---- Entries provided

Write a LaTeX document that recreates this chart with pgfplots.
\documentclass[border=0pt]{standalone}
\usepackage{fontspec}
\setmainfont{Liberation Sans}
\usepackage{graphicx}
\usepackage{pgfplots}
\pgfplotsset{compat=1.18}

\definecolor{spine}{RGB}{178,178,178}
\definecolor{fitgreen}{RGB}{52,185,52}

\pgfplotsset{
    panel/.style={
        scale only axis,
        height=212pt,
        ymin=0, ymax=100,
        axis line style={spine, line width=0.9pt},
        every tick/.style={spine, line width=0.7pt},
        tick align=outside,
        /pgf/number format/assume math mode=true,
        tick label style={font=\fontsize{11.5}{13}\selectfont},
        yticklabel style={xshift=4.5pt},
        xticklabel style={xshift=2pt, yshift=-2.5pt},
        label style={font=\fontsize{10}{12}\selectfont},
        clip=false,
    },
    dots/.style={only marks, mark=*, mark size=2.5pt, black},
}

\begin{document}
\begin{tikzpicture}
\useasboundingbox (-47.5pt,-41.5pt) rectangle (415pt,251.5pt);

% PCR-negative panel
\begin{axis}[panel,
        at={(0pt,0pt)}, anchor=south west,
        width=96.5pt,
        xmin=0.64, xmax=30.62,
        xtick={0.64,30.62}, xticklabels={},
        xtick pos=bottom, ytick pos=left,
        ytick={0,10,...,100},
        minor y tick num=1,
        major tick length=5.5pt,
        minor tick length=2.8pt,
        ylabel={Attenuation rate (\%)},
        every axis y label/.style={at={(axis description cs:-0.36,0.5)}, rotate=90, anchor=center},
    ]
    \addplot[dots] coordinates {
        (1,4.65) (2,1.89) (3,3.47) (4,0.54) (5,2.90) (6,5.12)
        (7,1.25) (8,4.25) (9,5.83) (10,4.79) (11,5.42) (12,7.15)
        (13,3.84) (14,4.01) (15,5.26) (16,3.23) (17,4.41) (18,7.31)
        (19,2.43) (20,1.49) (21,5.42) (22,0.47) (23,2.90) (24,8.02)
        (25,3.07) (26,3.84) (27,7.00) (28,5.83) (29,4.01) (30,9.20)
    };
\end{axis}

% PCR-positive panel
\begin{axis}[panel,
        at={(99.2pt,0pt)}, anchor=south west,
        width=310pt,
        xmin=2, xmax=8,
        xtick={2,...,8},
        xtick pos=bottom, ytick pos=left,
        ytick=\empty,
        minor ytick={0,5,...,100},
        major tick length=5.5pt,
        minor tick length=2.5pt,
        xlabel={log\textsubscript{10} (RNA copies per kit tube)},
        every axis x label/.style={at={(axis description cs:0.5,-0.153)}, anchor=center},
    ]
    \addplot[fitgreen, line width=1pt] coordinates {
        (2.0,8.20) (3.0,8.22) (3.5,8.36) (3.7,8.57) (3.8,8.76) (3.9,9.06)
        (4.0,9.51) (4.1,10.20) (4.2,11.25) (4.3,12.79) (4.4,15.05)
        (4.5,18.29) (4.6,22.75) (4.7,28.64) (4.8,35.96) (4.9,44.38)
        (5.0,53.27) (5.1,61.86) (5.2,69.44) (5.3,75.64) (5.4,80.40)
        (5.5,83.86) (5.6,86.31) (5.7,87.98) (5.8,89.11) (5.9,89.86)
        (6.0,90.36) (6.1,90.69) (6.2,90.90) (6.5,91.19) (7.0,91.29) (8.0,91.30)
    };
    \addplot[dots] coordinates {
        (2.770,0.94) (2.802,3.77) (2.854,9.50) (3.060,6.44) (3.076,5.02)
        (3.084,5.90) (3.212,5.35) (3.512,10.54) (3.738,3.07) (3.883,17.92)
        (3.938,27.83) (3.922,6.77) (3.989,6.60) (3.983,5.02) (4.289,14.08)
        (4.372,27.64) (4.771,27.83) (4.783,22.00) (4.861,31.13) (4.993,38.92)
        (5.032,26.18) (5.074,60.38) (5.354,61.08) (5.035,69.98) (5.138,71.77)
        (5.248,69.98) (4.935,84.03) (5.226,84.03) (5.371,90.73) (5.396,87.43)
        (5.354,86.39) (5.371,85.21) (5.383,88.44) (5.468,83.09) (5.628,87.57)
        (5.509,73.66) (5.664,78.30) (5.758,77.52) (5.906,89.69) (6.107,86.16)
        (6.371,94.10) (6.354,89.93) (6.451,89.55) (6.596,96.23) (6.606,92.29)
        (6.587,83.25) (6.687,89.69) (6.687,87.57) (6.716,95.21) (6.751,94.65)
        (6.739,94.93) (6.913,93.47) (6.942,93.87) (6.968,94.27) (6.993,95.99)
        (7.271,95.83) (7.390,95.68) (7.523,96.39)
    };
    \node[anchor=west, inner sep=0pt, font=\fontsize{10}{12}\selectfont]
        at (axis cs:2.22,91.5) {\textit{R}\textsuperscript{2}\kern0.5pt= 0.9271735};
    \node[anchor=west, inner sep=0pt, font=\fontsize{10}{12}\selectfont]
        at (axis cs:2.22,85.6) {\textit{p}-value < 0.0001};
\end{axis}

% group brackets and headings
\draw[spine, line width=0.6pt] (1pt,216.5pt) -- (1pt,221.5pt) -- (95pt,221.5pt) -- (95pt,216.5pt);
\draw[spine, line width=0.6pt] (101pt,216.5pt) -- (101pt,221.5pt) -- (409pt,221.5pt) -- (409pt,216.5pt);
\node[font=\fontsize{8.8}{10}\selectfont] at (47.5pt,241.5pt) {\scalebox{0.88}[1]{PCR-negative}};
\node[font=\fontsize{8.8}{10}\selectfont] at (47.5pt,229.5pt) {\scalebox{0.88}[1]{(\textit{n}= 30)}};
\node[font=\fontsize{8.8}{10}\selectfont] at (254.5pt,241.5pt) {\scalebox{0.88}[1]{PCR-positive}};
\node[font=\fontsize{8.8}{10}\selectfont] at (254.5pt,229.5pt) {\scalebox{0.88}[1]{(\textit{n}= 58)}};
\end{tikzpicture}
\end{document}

--------
---- Entries provided

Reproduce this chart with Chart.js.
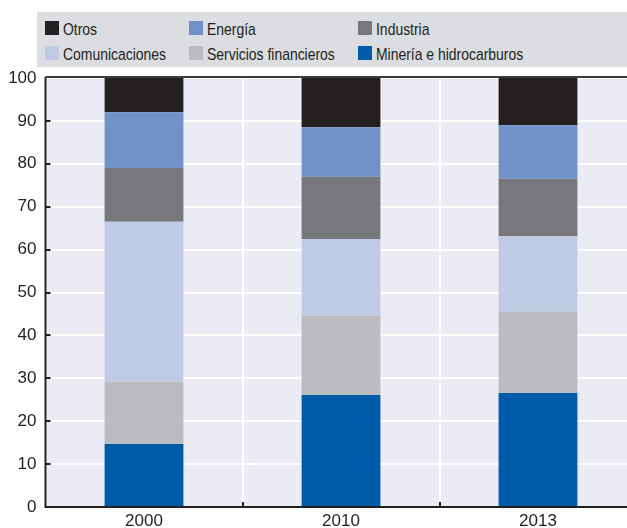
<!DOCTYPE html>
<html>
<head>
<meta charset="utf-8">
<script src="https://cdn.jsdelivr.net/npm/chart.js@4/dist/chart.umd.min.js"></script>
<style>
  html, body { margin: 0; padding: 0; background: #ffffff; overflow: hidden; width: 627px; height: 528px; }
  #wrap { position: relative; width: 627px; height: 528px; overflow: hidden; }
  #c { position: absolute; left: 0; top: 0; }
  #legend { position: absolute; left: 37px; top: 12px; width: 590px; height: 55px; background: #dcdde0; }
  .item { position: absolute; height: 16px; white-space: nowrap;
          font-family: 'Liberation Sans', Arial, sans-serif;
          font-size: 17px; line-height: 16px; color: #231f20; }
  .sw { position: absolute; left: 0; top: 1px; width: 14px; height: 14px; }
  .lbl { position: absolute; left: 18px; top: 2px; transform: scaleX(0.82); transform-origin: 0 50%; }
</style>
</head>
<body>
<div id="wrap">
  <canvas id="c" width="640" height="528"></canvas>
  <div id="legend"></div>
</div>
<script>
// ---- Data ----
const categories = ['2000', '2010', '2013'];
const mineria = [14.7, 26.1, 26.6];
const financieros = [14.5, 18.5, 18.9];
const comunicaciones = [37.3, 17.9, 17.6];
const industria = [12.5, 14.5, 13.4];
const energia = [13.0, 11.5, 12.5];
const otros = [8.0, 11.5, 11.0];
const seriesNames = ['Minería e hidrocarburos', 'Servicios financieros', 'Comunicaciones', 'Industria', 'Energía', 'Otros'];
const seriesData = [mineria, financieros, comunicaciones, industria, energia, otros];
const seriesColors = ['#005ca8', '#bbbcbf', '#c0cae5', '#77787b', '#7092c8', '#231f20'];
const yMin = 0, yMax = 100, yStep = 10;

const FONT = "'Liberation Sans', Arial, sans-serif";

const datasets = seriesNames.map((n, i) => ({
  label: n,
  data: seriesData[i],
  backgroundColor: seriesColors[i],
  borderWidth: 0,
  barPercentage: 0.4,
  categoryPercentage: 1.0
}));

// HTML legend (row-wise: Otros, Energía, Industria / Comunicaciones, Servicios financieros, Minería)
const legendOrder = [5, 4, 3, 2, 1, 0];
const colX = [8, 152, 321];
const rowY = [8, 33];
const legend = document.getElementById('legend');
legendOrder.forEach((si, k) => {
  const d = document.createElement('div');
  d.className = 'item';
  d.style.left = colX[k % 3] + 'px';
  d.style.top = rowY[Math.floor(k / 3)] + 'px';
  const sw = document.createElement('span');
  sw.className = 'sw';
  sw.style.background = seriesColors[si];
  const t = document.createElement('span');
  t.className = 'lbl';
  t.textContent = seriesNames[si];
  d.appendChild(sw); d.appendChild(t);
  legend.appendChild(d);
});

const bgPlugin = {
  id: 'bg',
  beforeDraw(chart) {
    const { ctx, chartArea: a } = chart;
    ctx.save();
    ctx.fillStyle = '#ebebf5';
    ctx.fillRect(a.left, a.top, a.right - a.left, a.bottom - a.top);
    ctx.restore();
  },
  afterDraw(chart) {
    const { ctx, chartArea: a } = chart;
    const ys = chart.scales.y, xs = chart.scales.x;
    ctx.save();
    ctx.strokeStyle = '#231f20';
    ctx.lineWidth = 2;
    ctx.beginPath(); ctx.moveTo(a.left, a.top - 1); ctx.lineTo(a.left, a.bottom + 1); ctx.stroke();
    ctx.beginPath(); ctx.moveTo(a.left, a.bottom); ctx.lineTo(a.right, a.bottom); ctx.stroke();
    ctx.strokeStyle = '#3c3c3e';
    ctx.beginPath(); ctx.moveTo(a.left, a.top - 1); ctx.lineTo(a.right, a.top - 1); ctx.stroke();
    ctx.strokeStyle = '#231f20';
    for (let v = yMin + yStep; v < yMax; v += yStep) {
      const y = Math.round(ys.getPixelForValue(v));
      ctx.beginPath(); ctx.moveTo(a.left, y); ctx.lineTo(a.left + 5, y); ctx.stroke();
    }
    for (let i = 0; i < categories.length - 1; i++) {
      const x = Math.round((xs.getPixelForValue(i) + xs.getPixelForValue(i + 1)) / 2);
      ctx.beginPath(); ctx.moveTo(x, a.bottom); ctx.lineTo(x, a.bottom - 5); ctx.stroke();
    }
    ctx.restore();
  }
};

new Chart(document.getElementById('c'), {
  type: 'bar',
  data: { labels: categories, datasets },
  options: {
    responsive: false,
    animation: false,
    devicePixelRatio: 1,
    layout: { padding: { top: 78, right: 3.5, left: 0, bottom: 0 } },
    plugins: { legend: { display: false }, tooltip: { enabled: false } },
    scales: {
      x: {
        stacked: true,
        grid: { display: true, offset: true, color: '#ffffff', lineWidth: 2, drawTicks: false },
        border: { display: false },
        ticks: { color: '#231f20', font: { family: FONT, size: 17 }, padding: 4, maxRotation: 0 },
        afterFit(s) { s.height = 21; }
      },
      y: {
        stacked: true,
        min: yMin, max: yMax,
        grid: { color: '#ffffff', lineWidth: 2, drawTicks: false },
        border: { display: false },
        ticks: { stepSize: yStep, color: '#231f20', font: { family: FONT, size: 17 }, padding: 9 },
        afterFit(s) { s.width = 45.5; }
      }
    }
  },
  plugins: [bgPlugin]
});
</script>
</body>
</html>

--------

### Requirements
Everything above from the line with "Reproduce this chart with Chart.js." through the line with "const yMin = 0, yMax = 100, yStep = 10;" should be retyped exactly, and nothing else; omit pictures.

### Answer to the task
Reproduce this chart with Chart.js.
<!DOCTYPE html>
<html>
<head>
<meta charset="utf-8">
<script src="https://cdn.jsdelivr.net/npm/chart.js@4/dist/chart.umd.min.js"></script>
<style>
  html, body { margin: 0; padding: 0; background: #ffffff; overflow: hidden; width: 627px; height: 528px; }
  #wrap { position: relative; width: 627px; height: 528px; overflow: hidden; }
  #c { position: absolute; left: 0; top: 0; }
  #legend { position: absolute; left: 37px; top: 12px; width: 590px; height: 55px; background: #dcdde0; }
  .item { position: absolute; height: 16px; white-space: nowrap;
          font-family: 'Liberation Sans', Arial, sans-serif;
          font-size: 17px; line-height: 16px; color: #231f20; }
  .sw { position: absolute; left: 0; top: 1px; width: 14px; height: 14px; }
  .lbl { position: absolute; left: 18px; top: 2px; transform: scaleX(0.82); transform-origin: 0 50%; }
</style>
</head>
<body>
<div id="wrap">
  <canvas id="c" width="640" height="528"></canvas>
  <div id="legend"></div>
</div>
<script>
// ---- Data ----
const categories = ['2000', '2010', '2013'];
const mineria = [14.7, 26.1, 26.6];
const financieros = [14.5, 18.5, 18.9];
const comunicaciones = [37.3, 17.9, 17.6];
const industria = [12.5, 14.5, 13.4];
const energia = [13.0, 11.5, 12.5];
const otros = [8.0, 11.5, 11.0];
const seriesNames = ['Minería e hidrocarburos', 'Servicios financieros', 'Comunicaciones', 'Industria', 'Energía', 'Otros'];
const seriesData = [mineria, financieros, comunicaciones, industria, energia, otros];
const seriesColors = ['#005ca8', '#bbbcbf', '#c0cae5', '#77787b', '#7092c8', '#231f20'];
const yMin = 0, yMax = 100, yStep = 10;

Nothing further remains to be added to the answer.